- _GIVEN EXERCISE_
Begin with the first line of the material and copy each line word for word through the line that contains "XAxis, YAxis, ReferenceLine"; the pictures are left out.

- _DATA LINES_

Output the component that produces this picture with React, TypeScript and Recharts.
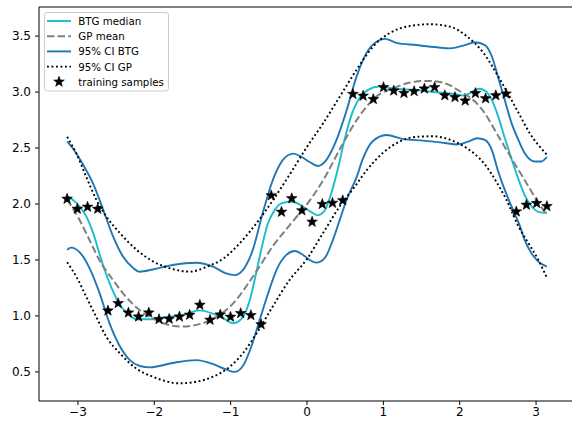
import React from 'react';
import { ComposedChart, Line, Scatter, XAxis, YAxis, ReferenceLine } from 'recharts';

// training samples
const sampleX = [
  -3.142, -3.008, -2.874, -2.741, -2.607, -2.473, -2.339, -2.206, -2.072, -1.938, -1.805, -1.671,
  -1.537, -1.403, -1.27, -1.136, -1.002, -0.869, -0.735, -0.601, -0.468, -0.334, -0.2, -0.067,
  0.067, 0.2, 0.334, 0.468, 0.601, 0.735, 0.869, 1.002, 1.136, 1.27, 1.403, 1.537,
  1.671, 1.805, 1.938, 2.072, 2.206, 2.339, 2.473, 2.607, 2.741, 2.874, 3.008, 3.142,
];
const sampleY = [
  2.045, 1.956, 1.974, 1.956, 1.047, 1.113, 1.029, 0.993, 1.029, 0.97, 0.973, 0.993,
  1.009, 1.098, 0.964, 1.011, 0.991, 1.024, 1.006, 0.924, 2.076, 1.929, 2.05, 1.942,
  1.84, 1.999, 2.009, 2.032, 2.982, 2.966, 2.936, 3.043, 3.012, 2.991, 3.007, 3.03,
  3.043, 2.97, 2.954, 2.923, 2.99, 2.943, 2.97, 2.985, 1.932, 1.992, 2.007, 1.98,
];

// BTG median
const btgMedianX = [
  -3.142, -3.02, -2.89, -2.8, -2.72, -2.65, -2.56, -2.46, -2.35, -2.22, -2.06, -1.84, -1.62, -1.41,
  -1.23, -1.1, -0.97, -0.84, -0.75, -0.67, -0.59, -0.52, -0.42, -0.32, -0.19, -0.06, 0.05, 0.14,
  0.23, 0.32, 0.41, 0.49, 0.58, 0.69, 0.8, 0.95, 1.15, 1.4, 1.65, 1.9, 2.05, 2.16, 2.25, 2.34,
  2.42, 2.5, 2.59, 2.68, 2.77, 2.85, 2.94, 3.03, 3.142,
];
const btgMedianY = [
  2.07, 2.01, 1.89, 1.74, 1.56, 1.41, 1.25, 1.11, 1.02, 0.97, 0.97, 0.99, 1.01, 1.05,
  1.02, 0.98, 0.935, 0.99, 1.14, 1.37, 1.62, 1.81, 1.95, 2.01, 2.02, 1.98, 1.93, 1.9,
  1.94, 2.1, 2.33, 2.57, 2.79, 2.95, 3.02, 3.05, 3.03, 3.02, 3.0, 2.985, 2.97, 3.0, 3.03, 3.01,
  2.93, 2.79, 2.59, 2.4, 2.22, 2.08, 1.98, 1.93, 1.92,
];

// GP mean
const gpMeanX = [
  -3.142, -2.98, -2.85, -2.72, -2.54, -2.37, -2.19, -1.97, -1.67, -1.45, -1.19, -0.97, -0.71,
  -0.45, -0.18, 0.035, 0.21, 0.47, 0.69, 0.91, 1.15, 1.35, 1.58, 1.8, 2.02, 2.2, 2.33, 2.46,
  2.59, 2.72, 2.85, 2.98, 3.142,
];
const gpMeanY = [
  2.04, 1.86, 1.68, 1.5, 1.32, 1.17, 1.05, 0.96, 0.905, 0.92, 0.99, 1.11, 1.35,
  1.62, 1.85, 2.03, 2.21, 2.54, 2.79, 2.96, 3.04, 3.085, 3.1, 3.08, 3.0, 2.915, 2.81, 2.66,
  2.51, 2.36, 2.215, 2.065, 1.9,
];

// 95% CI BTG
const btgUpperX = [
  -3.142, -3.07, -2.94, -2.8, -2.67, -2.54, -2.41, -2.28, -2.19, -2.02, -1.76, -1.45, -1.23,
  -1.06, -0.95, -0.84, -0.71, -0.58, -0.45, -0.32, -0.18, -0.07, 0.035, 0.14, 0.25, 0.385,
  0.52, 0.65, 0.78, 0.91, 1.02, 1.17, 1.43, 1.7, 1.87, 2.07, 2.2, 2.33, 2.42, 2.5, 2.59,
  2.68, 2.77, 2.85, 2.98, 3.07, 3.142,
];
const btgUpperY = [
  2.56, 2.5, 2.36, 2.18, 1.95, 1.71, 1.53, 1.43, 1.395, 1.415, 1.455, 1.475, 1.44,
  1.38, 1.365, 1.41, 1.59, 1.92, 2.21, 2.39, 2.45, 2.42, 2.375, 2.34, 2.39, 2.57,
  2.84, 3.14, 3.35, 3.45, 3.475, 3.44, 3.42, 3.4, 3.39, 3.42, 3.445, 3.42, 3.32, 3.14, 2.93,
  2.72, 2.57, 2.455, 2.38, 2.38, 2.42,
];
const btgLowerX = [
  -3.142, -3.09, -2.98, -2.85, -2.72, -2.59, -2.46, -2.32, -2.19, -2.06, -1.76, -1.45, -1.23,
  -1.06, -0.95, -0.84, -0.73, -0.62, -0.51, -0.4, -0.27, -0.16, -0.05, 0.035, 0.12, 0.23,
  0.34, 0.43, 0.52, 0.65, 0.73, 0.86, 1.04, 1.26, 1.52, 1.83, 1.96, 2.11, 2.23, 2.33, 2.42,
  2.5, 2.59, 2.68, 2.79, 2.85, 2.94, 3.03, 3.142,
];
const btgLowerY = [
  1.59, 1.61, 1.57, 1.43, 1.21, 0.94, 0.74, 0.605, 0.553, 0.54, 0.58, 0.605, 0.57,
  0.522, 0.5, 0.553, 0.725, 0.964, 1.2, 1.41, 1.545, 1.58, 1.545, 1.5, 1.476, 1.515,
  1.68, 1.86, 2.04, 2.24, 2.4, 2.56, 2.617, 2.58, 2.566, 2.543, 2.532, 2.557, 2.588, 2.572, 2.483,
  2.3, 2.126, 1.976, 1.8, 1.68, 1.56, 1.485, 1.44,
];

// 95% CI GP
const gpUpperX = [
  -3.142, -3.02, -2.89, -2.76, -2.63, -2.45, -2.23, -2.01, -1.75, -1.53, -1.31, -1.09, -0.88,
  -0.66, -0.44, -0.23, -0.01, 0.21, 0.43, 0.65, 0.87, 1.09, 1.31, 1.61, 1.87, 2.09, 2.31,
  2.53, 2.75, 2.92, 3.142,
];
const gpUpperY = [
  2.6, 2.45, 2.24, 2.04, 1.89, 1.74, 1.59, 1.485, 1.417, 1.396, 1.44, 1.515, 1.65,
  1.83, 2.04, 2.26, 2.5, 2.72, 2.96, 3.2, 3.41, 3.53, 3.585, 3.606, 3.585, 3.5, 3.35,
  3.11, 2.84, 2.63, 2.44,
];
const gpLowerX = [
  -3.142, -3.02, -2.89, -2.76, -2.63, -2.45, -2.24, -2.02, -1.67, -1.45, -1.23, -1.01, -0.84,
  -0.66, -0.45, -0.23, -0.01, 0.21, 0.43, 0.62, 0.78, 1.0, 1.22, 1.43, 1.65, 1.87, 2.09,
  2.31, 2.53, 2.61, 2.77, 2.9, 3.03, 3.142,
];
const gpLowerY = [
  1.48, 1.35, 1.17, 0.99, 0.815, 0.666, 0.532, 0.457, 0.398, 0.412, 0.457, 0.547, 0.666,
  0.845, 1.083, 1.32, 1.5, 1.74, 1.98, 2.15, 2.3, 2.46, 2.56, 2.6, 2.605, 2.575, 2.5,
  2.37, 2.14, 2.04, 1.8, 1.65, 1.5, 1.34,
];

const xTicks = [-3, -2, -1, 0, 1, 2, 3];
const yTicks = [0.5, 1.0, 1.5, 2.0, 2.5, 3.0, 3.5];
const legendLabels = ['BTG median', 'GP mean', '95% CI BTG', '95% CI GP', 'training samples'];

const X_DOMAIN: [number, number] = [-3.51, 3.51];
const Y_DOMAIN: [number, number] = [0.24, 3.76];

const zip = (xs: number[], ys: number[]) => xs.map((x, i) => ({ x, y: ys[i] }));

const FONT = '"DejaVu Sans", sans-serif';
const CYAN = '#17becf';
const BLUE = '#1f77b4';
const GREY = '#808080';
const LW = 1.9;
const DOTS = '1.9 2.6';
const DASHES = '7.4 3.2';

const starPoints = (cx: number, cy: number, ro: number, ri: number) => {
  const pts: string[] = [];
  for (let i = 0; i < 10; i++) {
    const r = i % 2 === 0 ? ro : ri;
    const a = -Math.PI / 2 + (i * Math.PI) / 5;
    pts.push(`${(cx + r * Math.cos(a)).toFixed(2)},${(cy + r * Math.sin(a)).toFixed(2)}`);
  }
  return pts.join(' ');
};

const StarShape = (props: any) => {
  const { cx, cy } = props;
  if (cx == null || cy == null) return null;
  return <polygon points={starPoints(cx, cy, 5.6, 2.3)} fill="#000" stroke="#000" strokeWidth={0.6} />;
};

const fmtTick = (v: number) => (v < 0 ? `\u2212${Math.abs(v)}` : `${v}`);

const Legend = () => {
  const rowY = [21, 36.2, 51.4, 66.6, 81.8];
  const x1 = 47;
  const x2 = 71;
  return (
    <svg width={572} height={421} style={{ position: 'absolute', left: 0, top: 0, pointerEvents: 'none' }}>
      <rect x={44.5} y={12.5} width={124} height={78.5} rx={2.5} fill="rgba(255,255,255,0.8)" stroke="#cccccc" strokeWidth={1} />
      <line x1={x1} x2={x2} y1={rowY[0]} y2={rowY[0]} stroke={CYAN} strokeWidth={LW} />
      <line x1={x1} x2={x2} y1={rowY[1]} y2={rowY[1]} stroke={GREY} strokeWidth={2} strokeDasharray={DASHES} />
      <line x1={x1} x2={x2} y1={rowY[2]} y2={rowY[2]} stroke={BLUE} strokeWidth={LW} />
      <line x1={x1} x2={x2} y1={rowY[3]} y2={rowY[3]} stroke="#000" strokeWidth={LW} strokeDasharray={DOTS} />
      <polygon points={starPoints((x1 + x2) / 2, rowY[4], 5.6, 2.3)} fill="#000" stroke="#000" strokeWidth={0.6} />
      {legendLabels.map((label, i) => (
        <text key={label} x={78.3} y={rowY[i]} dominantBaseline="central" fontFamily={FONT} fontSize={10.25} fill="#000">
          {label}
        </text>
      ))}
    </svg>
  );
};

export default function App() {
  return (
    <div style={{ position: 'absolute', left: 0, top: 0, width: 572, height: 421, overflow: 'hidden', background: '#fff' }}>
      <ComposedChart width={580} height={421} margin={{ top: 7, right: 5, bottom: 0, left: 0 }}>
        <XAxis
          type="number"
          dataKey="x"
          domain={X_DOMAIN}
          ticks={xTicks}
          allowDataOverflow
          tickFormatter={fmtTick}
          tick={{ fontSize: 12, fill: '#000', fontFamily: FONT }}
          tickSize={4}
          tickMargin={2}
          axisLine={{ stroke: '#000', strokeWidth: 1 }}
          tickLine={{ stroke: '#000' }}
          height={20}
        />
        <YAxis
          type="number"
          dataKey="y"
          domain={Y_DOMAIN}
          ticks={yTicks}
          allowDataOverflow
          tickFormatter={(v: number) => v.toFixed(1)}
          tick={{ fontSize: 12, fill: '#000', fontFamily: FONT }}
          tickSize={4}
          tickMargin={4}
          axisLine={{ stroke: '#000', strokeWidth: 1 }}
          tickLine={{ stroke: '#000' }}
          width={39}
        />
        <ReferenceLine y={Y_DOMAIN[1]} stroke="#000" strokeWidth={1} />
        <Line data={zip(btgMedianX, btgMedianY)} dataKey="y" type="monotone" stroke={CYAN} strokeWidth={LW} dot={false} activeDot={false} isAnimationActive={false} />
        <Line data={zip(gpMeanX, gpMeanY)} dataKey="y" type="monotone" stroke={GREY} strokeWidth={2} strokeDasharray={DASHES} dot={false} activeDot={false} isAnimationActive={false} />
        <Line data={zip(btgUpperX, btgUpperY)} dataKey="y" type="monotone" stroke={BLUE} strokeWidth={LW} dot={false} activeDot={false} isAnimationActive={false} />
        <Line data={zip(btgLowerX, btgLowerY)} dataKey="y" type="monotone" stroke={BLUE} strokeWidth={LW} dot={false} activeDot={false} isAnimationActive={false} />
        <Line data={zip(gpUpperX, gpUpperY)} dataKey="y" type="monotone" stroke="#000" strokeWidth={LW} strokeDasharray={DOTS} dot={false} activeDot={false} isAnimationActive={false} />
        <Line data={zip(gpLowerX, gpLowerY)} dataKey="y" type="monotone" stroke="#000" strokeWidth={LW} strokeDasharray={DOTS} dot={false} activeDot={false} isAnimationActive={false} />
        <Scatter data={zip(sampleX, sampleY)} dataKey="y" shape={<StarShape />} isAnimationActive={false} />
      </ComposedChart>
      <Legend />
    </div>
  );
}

- _WRITTEN SOLUTION_
Output the component that produces this picture with React, TypeScript and Recharts.
import React from 'react';
import { ComposedChart, Line, Scatter, XAxis, YAxis, ReferenceLine } from 'recharts';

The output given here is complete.